Member of the Indiana Senate from the 39th district
- Incumbent
- Assumed office November 5, 2014
- Preceded by: John Waterman

Personal details
- Born: Washington, Indiana, U.S.
- Party: Republican
- Children: 5
- Education: Indiana University Bloomington (BA, MA)

= Eric Bassler =

American politician and financial advisor

Eric S. Bassler is an American politician and financial advisor serving as a member of the Indiana Senate from the 39th district. He assumed office on November 5, 2014.

== Early life and education ==
Bassler was born and raised in Washington, Indiana. He earned a Bachelor of Arts degree in chemistry and psychology and a Master of Arts degree in economics from Indiana University Bloomington.

== Career ==
Bassler began his career as a consultant on bank reform projects and was a Peace Corps volunteer in the Soviet Union, Albania, and Ukraine. He has since worked as a certified financial planner at an Edward Jones Investments office in Washington, Indiana.

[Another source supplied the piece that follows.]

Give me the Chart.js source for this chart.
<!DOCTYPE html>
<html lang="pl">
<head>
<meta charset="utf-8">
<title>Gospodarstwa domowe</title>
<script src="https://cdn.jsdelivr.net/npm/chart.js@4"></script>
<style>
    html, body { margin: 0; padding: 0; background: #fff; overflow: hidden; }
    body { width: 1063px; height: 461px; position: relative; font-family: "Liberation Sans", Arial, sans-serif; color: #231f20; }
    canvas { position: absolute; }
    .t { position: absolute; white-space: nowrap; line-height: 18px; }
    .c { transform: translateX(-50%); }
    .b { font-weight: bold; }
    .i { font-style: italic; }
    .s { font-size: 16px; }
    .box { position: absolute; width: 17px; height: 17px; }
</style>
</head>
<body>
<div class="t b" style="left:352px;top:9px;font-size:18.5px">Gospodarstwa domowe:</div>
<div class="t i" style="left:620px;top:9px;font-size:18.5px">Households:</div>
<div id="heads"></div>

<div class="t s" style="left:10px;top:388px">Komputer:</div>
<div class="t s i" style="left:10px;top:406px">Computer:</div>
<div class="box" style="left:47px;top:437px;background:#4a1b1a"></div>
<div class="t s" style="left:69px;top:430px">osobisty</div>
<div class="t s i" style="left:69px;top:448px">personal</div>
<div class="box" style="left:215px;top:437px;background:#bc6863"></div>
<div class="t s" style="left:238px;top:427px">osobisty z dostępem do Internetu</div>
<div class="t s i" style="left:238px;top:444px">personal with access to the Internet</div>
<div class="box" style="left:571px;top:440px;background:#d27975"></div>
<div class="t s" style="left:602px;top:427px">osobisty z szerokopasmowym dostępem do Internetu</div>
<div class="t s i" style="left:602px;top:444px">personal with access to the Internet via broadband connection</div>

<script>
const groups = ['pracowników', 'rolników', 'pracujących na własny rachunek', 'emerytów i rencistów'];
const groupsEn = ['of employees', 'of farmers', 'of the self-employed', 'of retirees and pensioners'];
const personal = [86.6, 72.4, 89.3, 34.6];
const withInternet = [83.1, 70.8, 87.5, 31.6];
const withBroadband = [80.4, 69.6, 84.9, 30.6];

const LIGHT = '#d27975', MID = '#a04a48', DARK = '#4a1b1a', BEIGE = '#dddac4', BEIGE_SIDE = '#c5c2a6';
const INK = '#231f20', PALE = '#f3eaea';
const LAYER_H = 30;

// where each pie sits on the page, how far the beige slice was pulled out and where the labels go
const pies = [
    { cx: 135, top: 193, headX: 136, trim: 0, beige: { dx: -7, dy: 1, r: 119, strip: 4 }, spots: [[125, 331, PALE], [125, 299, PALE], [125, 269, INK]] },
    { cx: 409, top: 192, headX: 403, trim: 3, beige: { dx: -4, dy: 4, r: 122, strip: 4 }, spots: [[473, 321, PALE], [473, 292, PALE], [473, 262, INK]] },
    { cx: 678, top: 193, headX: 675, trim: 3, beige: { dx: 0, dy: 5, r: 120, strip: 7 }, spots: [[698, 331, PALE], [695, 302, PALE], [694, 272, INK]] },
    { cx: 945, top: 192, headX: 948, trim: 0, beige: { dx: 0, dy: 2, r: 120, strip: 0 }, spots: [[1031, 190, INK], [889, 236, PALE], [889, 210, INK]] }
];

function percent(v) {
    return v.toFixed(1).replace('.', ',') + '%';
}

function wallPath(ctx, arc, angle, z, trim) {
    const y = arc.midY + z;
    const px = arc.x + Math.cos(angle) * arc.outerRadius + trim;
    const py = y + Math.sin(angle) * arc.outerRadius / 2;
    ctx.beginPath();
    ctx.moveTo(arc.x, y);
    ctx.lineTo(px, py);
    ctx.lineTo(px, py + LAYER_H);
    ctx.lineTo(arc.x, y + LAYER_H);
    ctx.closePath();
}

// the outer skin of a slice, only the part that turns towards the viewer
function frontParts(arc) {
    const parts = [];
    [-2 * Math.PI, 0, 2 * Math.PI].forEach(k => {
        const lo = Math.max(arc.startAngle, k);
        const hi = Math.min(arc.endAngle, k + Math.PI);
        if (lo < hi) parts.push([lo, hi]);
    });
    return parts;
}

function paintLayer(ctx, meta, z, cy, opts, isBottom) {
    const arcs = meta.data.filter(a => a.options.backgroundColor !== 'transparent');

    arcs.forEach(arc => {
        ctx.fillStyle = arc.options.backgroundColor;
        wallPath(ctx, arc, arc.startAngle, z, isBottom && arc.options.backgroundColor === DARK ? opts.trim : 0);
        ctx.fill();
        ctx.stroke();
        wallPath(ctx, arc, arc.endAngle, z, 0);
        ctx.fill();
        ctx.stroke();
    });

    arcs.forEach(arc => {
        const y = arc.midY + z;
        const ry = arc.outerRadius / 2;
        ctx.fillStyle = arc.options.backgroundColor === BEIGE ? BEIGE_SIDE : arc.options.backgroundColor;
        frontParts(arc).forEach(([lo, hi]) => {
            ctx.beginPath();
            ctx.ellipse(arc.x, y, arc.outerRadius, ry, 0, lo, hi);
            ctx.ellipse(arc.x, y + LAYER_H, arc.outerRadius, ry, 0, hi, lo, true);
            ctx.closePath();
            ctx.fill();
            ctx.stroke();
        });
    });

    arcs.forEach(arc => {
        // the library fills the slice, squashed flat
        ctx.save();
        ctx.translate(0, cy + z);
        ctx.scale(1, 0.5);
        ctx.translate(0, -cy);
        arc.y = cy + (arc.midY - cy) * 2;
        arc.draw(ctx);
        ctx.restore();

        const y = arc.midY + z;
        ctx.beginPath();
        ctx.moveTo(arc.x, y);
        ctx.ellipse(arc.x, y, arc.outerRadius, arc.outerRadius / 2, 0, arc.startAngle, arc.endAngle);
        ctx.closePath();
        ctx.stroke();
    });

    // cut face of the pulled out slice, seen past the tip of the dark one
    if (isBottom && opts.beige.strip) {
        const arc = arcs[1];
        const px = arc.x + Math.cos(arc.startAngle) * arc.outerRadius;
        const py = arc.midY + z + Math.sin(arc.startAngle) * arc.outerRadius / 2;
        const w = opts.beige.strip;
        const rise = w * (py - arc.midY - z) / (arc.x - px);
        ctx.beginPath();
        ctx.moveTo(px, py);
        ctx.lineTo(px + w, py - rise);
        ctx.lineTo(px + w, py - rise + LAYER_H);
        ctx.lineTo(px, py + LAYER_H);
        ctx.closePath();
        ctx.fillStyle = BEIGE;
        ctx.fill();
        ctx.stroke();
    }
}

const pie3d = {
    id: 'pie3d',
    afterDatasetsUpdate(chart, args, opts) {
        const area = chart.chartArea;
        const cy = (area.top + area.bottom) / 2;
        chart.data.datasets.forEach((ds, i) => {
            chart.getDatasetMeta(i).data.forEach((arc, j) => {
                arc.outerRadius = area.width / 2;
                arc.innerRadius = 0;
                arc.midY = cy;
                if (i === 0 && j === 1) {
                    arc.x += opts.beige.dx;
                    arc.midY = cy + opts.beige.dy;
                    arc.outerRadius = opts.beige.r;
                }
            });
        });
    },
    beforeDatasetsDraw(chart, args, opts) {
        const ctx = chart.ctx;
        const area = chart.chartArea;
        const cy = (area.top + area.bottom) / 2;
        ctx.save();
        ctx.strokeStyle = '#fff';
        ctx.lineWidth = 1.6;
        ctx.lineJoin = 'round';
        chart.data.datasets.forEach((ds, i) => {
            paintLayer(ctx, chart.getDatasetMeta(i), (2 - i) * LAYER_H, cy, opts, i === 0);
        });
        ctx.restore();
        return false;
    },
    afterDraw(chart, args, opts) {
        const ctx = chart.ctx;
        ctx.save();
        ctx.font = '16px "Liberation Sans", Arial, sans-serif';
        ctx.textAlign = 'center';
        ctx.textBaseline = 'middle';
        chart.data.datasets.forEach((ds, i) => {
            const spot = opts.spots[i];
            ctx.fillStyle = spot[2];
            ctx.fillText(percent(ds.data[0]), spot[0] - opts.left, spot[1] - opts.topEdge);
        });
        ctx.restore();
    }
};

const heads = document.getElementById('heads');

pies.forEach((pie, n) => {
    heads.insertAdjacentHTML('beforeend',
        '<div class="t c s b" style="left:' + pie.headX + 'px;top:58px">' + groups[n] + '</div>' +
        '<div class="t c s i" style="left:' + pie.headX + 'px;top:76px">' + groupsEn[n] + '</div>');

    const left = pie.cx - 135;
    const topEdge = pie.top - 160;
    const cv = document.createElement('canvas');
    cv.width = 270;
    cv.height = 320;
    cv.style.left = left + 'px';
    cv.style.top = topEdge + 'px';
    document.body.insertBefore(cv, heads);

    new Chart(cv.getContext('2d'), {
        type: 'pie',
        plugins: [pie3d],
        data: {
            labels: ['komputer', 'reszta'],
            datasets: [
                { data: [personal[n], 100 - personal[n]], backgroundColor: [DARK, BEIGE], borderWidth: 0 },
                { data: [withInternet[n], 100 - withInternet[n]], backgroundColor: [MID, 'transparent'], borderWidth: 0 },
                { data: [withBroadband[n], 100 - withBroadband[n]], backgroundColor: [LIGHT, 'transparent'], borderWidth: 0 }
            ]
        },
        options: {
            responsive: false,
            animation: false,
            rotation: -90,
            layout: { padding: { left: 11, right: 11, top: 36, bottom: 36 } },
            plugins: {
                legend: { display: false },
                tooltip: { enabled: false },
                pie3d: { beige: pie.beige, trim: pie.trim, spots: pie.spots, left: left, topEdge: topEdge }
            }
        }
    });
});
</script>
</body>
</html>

Bassler was elected to the Indiana Senate in November 2014. In the 2019–2020 legislative session, Bassler served as chair of the Senate Insurance and Financial Institutions Committee. In the 2021–2022 session, he is the ranking member of the Senate Appropriations Committee. He is also chair of the Senate School Funding Subcommittee.

In July 2025, Bassler announced he would not run for a fourth term in the Indiana Senate in 2026.